Quote the whole listing exactly. Leave the pictures out of your copy.

* * *

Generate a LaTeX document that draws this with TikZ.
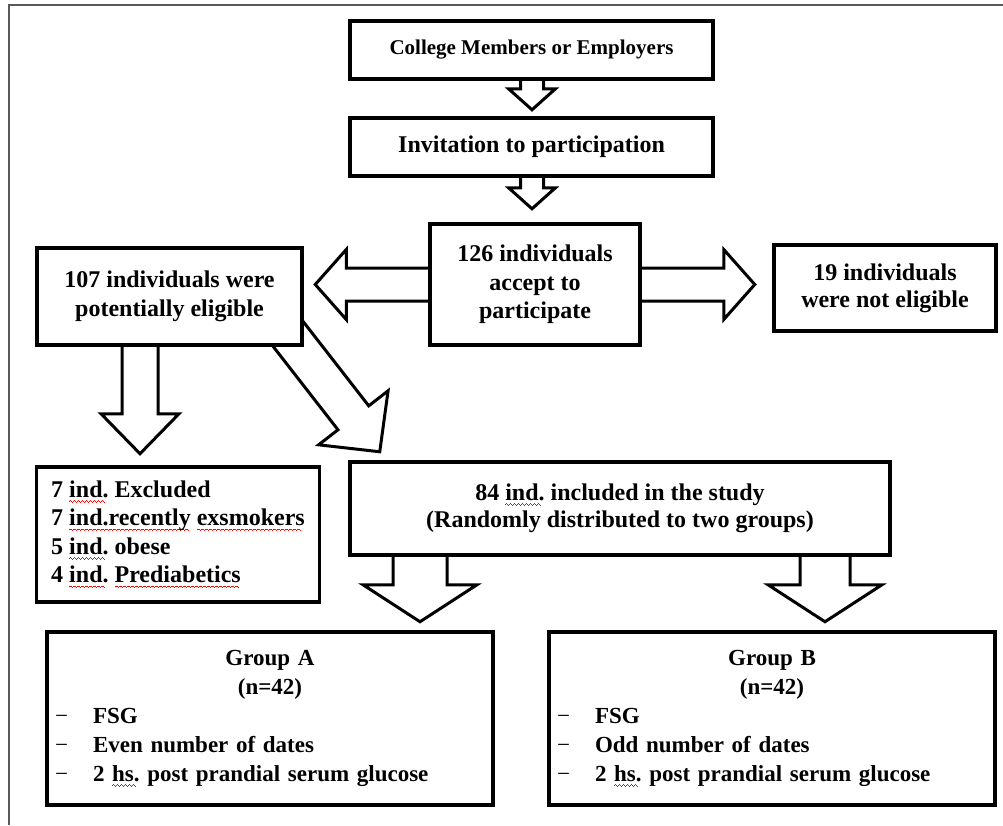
\documentclass[tikz,border=0pt]{standalone}
\usepackage{fontspec}
\setmainfont{Liberation Serif}
\usetikzlibrary{calc}
\pgfdeclarelayer{bg}
\pgfsetlayers{bg,main}
\newsavebox\wavebox
\newcommand\rw[1]{\setbox0\hbox{#1}\rlap{\lower4.5pt\hbox to \wd0{\leaders\copy\wavebox\hfil}}\box0\relax}
\newcommand\itemdash{\makebox[38pt][l]{\mdseries\char"2212}}
\newcommand\blockarrow[5]{%
  \coordinate (tmpB) at ($(#2)!#5!(#1)$);
  \draw[blk] ($(#1)!#3!90:(#2)$) -- ($(tmpB)!#3!90:(#2)$) -- ($(tmpB)!#4!90:(#2)$) -- (#2)
    -- ($(tmpB)!#4!-90:(#2)$) -- ($(tmpB)!#3!-90:(#2)$) -- ($(#1)!#3!-90:(#2)$) -- cycle;}
\tikzset{
  box/.style={draw, line width=3.5pt, fill=white, inner sep=0pt, align=center,
    font=\bfseries\fontsize{24}{28.5}\selectfont},
  grp/.style={box, minimum height=173pt, text width=430pt, inner xsep=8pt, align=left,
    font=\bfseries\fontsize{23}{29}\selectfont},
  blk/.style={draw, fill=white, line width=3pt, line join=miter},
  frame/.style={draw=black!65, line width=1.3pt}
}
\begin{document}
\sbox\wavebox{\color{red}\rule[0pt]{1pt}{0.9pt}\rule[0.9pt]{1pt}{0.9pt}\rule[0pt]{1pt}{0.9pt}\rule[-0.9pt]{1pt}{0.9pt}}%
\begin{tikzpicture}[x=1pt,y=-1pt]
\useasboundingbox (0,0) rectangle (1003,825);

\node[box, minimum width=363pt, minimum height=58pt, font=\bfseries\fontsize{21}{25}\selectfont] (b1) at (531.5,50) {College Members or Employers};
\node[box, minimum width=363pt, minimum height=58pt] (b2) at (531.5,147) {Invitation to participation};
\node[box, minimum width=210pt, minimum height=121pt] (b3) at (535,284.5) {126 individuals\\accept to\\participate};
\node[box, minimum width=265pt, minimum height=97pt] (b4) at (169.5,296.5) {107 individuals were\\potentially eligible};
\node[box, minimum width=222pt, minimum height=86pt, font=\bfseries\fontsize{24}{27}\selectfont] (b5) at (885,288) {19 individuals\\were not eligible};
\node[box, minimum width=283pt, minimum height=135pt, align=left] (b6) at (178,534.5) {7 \rw{ind.} Excluded\\7 \rw{ind.recently} \rw{exsmokers}\\5 \rw{ind.} obese\\4 \rw{ind.} \rw{Prediabetics}};
\node[box, minimum width=540pt, minimum height=93pt, font=\bfseries\fontsize{24}{27.5}\selectfont] (b7) at (620,508.5) {84 \rw{ind.} included in the study\\(Randomly distributed to two groups)};
\node[grp] (b8) at (270,718.5) {\makebox[430pt]{Group A}\\\makebox[430pt]{(n=42)}\\\itemdash FSG\\\itemdash Even number of dates\\\itemdash 2 \rw{hs.} post prandial serum glucose};
\node[grp] (b9) at (772,718.5) {\makebox[430pt]{Group B}\\\makebox[430pt]{(n=42)}\\\itemdash FSG\\\itemdash Odd number of dates\\\itemdash 2 \rw{hs.} post prandial serum glucose};

\begin{pgfonlayer}{bg}
\fill[white] (0,0) rectangle (1003,825);
\draw[frame] (9,825) -- (9,5) -- (1003,5);
\coordinate (a1s) at ($(b1.south)+(0.5,-9)$);
\coordinate (a1t) at ($(b1.south)+(0.5,29)$);
\coordinate (a2s) at ($(b2.south)+(0.5,-8)$);
\coordinate (a2t) at ($(b2.south)+(0.5,31)$);
\coordinate (a3s) at ($(b3.west)+(10,0)$);
\coordinate (a3t) at ($(b3.west)+(-113,0)$);
\coordinate (a4s) at ($(b3.east)+(-10,0)$);
\coordinate (a4t) at ($(b3.east)+(113,0)$);
\coordinate (a5s) at ($(b4.south)+(-29.5,-10)$);
\coordinate (a5t) at ($(b4.south)+(-29.5,107)$);
\coordinate (a6s) at ($(b4.south east)+(-22,-21)$);
\coordinate (a6t) at ($(b4.south east)+(76,105)$);
\coordinate (a7s) at ($(b7.south)+(-200,-10)$);
\coordinate (a7t) at ($(b7.south)+(-200,65)$);
\coordinate (a8s) at ($(b7.south)+(205,-10)$);
\coordinate (a8t) at ($(b7.south)+(205,65)$);
\blockarrow{a1s}{a1t}{11.5pt}{23.5pt}{21pt}
\blockarrow{a2s}{a2t}{11.5pt}{23.5pt}{21pt}
\blockarrow{a3s}{a3t}{16.5pt}{35pt}{31pt}
\blockarrow{a4s}{a4t}{16.5pt}{35pt}{31pt}
\blockarrow{a5s}{a5t}{18pt}{39pt}{40pt}
\blockarrow{a6s}{a6t}{19.5pt}{44pt}{43pt}
\blockarrow{a7s}{a7t}{27pt}{57pt}{37pt}
\blockarrow{a8s}{a8t}{25pt}{57pt}{37pt}
\end{pgfonlayer}
\end{tikzpicture}
\end{document}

* * *

[RESULT BELOW]:
Generate a LaTeX document that draws this with TikZ.
\documentclass[tikz,border=0pt]{standalone}
\usepackage{fontspec}
\setmainfont{Liberation Serif}
\usetikzlibrary{calc}
\pgfdeclarelayer{bg}
\pgfsetlayers{bg,main}
\newsavebox\wavebox
\newcommand\rw[1]{\setbox0\hbox{#1}\rlap{\lower4.5pt\hbox to \wd0{\leaders\copy\wavebox\hfil}}\box0\relax}
\newcommand\itemdash{\makebox[38pt][l]{\mdseries\char"2212}}
\newcommand\blockarrow[5]{%
  \coordinate (tmpB) at ($(#2)!#5!(#1)$);
  \draw[blk] ($(#1)!#3!90:(#2)$) -- ($(tmpB)!#3!90:(#2)$) -- ($(tmpB)!#4!90:(#2)$) -- (#2)
    -- ($(tmpB)!#4!-90:(#2)$) -- ($(tmpB)!#3!-90:(#2)$) -- ($(#1)!#3!-90:(#2)$) -- cycle;}
\tikzset{
  box/.style={draw, line width=3.5pt, fill=white, inner sep=0pt, align=center,
    font=\bfseries\fontsize{24}{28.5}\selectfont},
  grp/.style={box, minimum height=173pt, text width=430pt, inner xsep=8pt, align=left,
    font=\bfseries\fontsize{23}{29}\selectfont},
  blk/.style={draw, fill=white, line width=3pt, line join=miter},
  frame/.style={draw=black!65, line width=1.3pt}
}
\begin{document}
\sbox\wavebox{\color{red}\rule[0pt]{1pt}{0.9pt}\rule[0.9pt]{1pt}{0.9pt}\rule[0pt]{1pt}{0.9pt}\rule[-0.9pt]{1pt}{0.9pt}}%
\begin{tikzpicture}[x=1pt,y=-1pt]
\useasboundingbox (0,0) rectangle (1003,825);

\node[box, minimum width=363pt, minimum height=58pt, font=\bfseries\fontsize{21}{25}\selectfont] (b1) at (531.5,50) {College Members or Employers};
\node[box, minimum width=363pt, minimum height=58pt] (b2) at (531.5,147) {Invitation to participation};
\node[box, minimum width=210pt, minimum height=121pt] (b3) at (535,284.5) {126 individuals\\accept to\\participate};
\node[box, minimum width=265pt, minimum height=97pt] (b4) at (169.5,296.5) {107 individuals were\\potentially eligible};
\node[box, minimum width=222pt, minimum height=86pt, font=\bfseries\fontsize{24}{27}\selectfont] (b5) at (885,288) {19 individuals\\were not eligible};
\node[box, minimum width=283pt, minimum height=135pt, align=left] (b6) at (178,534.5) {7 \rw{ind.} Excluded\\7 \rw{ind.recently} \rw{exsmokers}\\5 \rw{ind.} obese\\4 \rw{ind.} \rw{Prediabetics}};
\node[box, minimum width=540pt, minimum height=93pt, font=\bfseries\fontsize{24}{27.5}\selectfont] (b7) at (620,508.5) {84 \rw{ind.} included in the study\\(Randomly distributed to two groups)};
\node[grp] (b8) at (270,718.5) {\makebox[430pt]{Group A}\\\makebox[430pt]{(n=42)}\\\itemdash FSG\\\itemdash Even number of dates\\\itemdash 2 \rw{hs.} post prandial serum glucose};
\node[grp] (b9) at (772,718.5) {\makebox[430pt]{Group B}\\\makebox[430pt]{(n=42)}\\\itemdash FSG\\\itemdash Odd number of dates\\\itemdash 2 \rw{hs.} post prandial serum glucose};

\begin{pgfonlayer}{bg}
\fill[white] (0,0) rectangle (1003,825);
\draw[frame] (9,825) -- (9,5) -- (1003,5);
\coordinate (a1s) at ($(b1.south)+(0.5,-9)$);
\coordinate (a1t) at ($(b1.south)+(0.5,29)$);
\coordinate (a2s) at ($(b2.south)+(0.5,-8)$);
\coordinate (a2t) at ($(b2.south)+(0.5,31)$);
\coordinate (a3s) at ($(b3.west)+(10,0)$);
\coordinate (a3t) at ($(b3.west)+(-113,0)$);
\coordinate (a4s) at ($(b3.east)+(-10,0)$);
\coordinate (a4t) at ($(b3.east)+(113,0)$);
\coordinate (a5s) at ($(b4.south)+(-29.5,-10)$);
\coordinate (a5t) at ($(b4.south)+(-29.5,107)$);
\coordinate (a6s) at ($(b4.south east)+(-22,-21)$);
\coordinate (a6t) at ($(b4.south east)+(76,105)$);
\coordinate (a7s) at ($(b7.south)+(-200,-10)$);
\coordinate (a7t) at ($(b7.south)+(-200,65)$);
\coordinate (a8s) at ($(b7.south)+(205,-10)$);
\coordinate (a8t) at ($(b7.south)+(205,65)$);
\blockarrow{a1s}{a1t}{11.5pt}{23.5pt}{21pt}
\blockarrow{a2s}{a2t}{11.5pt}{23.5pt}{21pt}
\blockarrow{a3s}{a3t}{16.5pt}{35pt}{31pt}
\blockarrow{a4s}{a4t}{16.5pt}{35pt}{31pt}
\blockarrow{a5s}{a5t}{18pt}{39pt}{40pt}
\blockarrow{a6s}{a6t}{19.5pt}{44pt}{43pt}
\blockarrow{a7s}{a7t}{27pt}{57pt}{37pt}
\blockarrow{a8s}{a8t}{25pt}{57pt}{37pt}
\end{pgfonlayer}
\end{tikzpicture}
\end{document}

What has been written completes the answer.